Last night I attended the Anscombe society’s panel discussion on “Humanae Vitae” and had the chance to connect with a friend and classmate of mine, Sara Freund, who wrote an article on self-gift and LGBTQ identity for The Cor Chronicle a couple weeks ago. In her article she commented upon the LGBTQ community and how it creates a “new religious system” where people “turn to [themselves] to find [their] identity” instead of seeking their identity in Christ.

It was a poignant article, but I could not help but notice some necessary distinctions that she omitted, such as the role of identity versus ideology, and of course the place for LGBTQ Christians who still ardently seek to live in accord with God’s will.

In the first place it seems necessary to point out that identity is not the same as ideology; to assume that all people in the LGBTQ community share the same philosophical beliefs seems ludicrous. But what Freund aims to do is characterize the ideology that tends to lead to certain beliefs. She pulls from an earlier article written by Mark Regnerus who points out the similarities in belief between non-heterosexual individuals, abortion activists, and supporters of physical transition for gender dysphoria. But a correlation does not infer causation.

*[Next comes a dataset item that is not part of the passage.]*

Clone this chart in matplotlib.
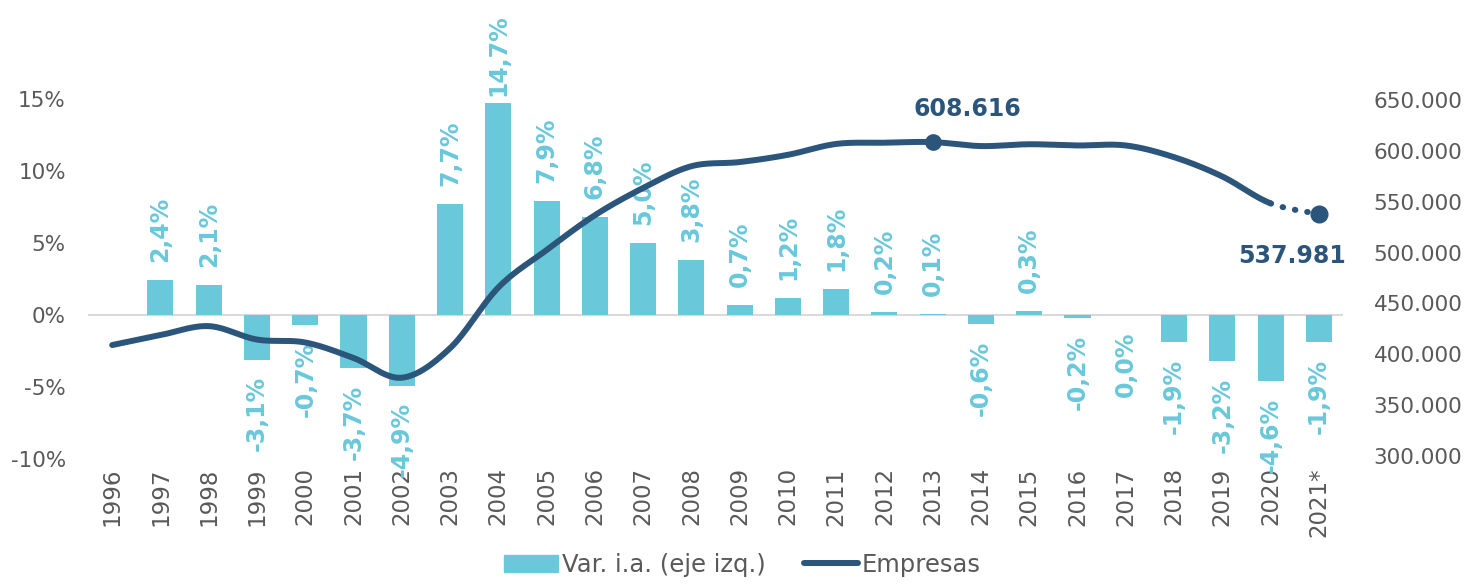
import numpy as np
import matplotlib
matplotlib.use("Agg")
import matplotlib.pyplot as plt
from matplotlib.patches import Patch
from matplotlib.lines import Line2D

years = ["1996", "1997", "1998", "1999", "2000", "2001", "2002", "2003", "2004",
         "2005", "2006", "2007", "2008", "2009", "2010", "2011", "2012", "2013",
         "2014", "2015", "2016", "2017", "2018", "2019", "2020", "2021*"]

# variación interanual (%), sin dato en 1996
var_ia = [np.nan, 2.4, 2.1, -3.1, -0.7, -3.7, -4.9, 7.7, 14.7, 7.9, 6.8, 5.0, 3.8,
          0.7, 1.2, 1.8, 0.2, 0.1, -0.6, 0.3, -0.2, 0.0, -1.9, -3.2, -4.6, -1.9]

empresas = [409100, 418900, 427700, 414500, 411600, 396400, 377000, 406000, 465700,
            502500, 536700, 563500, 584900, 589000, 596100, 606800, 608000, 608616,
            604700, 606500, 605300, 605300, 593800, 574800, 548400, 537981]

left_ticks = [-10, -5, 0, 5, 10, 15]
right_ticks = [300000, 350000, 400000, 450000, 500000, 550000, 600000, 650000]

BAR = "#69C8DA"
LINE = "#2B557A"
GREY = "#595959"


def smooth(x, y, n=40):
    # bezier smoothing like Excel's "smoothed line"
    x = np.asarray(x, float)
    y = np.asarray(y, float)
    px, py = [], []
    for i in range(len(x) - 1):
        i0, i3 = max(i - 1, 0), min(i + 2, len(x) - 1)
        p0 = np.array([x[i], y[i]])
        p3 = np.array([x[i + 1], y[i + 1]])
        c1 = p0 + (p3 - np.array([x[i0], y[i0]])) / 6
        c2 = p3 - (np.array([x[i3], y[i3]]) - p0) / 6
        t = np.linspace(0, 1, n)[:, None]
        pts = ((1 - t) ** 3) * p0 + 3 * ((1 - t) ** 2) * t * c1 + 3 * (1 - t) * t ** 2 * c2 + t ** 3 * p3
        px.append(pts[:, 0])
        py.append(pts[:, 1])
    return px, py


fig = plt.figure(figsize=(14.7, 5.84), dpi=100)
ax = fig.add_axes([0.0599, 0.214, 0.8537, 0.786])
ax2 = ax.twinx()

idx = np.arange(len(years))
vals = np.array(var_ia)
ax.axhline(0, color="#D9D9D9", lw=1.5, zorder=1)
ax.bar(idx, vals, width=0.54, color=BAR, zorder=2)

for i, v in enumerate(vals):
    if np.isnan(v):
        continue
    txt = f"{v:.1f}".replace(".", ",") + "%"
    if v > 0:
        # the tallest label is pushed down to stay inside the chart
        off = 13 if v < 12 else 5
        ax.annotate(txt, (i, v), xytext=(0, off), textcoords="offset points",
                    rotation=90, ha="center", va="bottom", color=BAR,
                    fontsize=17, fontweight="bold", zorder=3)
    else:
        ax.annotate(txt, (i, v), xytext=(0, -12), textcoords="offset points",
                    rotation=90, ha="center", va="top", color=BAR,
                    fontsize=17, fontweight="bold", zorder=3)

ax.set_xlim(-0.5, len(years) - 0.5)
ax.set_ylim(-10, 21.875)
ax.set_yticks(left_ticks)
ax.set_yticklabels([f"{t}%" for t in left_ticks])
ax.set_xticks(idx)
ax.set_xticklabels(years, rotation=90)

# línea suavizada, último tramo punteado
sx, sy = smooth(idx, empresas)
ax2.plot(np.concatenate(sx[:-1]), np.concatenate(sy[:-1]), color=LINE, lw=4.3,
         solid_capstyle="round", zorder=4)
ax2.plot(sx[-1], sy[-1], color=LINE, lw=4.3, linestyle=(0, (0.1, 2.0)),
         dash_capstyle="round", zorder=4)
ax2.plot([idx[17]], [empresas[17]], "o", color=LINE, markersize=11, zorder=5)
ax2.plot([idx[-1]], [empresas[-1]], "o", color=LINE, markersize=12, zorder=5)

ax2.annotate("608.616", (idx[17], empresas[17]), xytext=(25, 24), textcoords="offset points",
             ha="center", va="center", color=LINE, fontsize=17, fontweight="bold")
ax2.annotate("537.981", (idx[-1], empresas[-1]), xytext=(-19, -30), textcoords="offset points",
             ha="center", va="center", color=LINE, fontsize=17, fontweight="bold")

ax2.set_ylim(297050, 748300)
ax2.set_yticks(right_ticks)
ax2.set_yticklabels([f"{t:,}".replace(",", ".") for t in right_ticks])

for a in (ax, ax2):
    for s in a.spines.values():
        s.set_visible(False)
    a.tick_params(length=0, labelsize=15.5, colors=GREY)
ax.tick_params(axis="x", pad=6, labelsize=16.5)
ax.tick_params(axis="y", pad=16)
ax2.tick_params(axis="y", pad=22)

handles = [Patch(color=BAR), Line2D([0], [0], color=LINE, lw=4.3, solid_capstyle="round")]
fig.legend(handles, ["Var. i.a. (eje izq.)", "Empresas"], loc="center",
           bbox_to_anchor=(0.505, 0.033), ncol=2, frameon=False, fontsize=17.5,
           handlelength=2.2, handletextpad=0.15, columnspacing=1.6, labelcolor=GREY)

fig.savefig("out.png", dpi=100)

Identity and ideology are not the same thing, and just because someone has a certain identity does not mean that they believe in a certain ideology. Many gay and bisexual Christians struggle with finding their identity, especially when told to find it in Christ if Christ seems to have burdened them with the cross of same-sex attraction.

And yet, this cross is not a curse, nor a burden; it is something that must be accepted in good faith with the knowledge that one’s sexuality is precisely what God intends it to be. Many Christians have heard the argument that being gay or bisexual is not wrong, it’s just acting on those desires that constitutes a sin.

This may be true, but it seems very unsatisfactory to say that God imbues certain people with the extra disposition to sin as a test. A shift of perspective might allow us to see how sexuality can be expressed in chastity, just as we expect from our priests, religious, and even sometimes our married brothers and sisters.

For a group that is already marginalized, it seems all the more important to find a place for gay and bisexual people in the Church or else they will find themselves outside of it. If we believe that every person must find their identity in Christ, then we must at some point accept—and furthermore, embrace—the fact that all of us must find our sexuality in Christ as well.

As Freund points out, there is a sure danger in making yourself your own creator, and turning inward to yourself for identity when you should rightfully find your identity in Christ. But these things may not be necessarily contradictory.

As our favorite Jesuit poet Gerard Manley Hopkins so profoundly points out in “As kingfishers catch fire,” every person must find Christ in themselves:

“Acts in God’s eye what in God’s eye he is—

Christ—for Christ plays in ten-thousand places,

Lovely in limbs and lovely and eyes not his

To the father through the features of men’s faces”

We are meant to be what God calls us to be, which is no less than Christ on earth. To search for our identity in Christ is precisely to look inward because we are made in the image of God. Finding our identity in Christ is synonymous with embracing the identity Christ has given us. We cannot in good faith deprive ourselves of any of the aspects of ourselves with which He has individually blessed us.

Now it is important to make the caveat that embracing one’s identity in Christ is not to embrace sin. Whatever capacity for sin that we find in ourselves is a result of the fall, and does not come from Christ. I spoke on this distinction at length in the article I wrote for this publication last year on masculinity, and the same concept applies here.

Yet, in all our brokenness and our capacity for sin, at our core and in our deepest identity, each person is made to be like Christ. As such, we must embrace our entire identity as Christlike.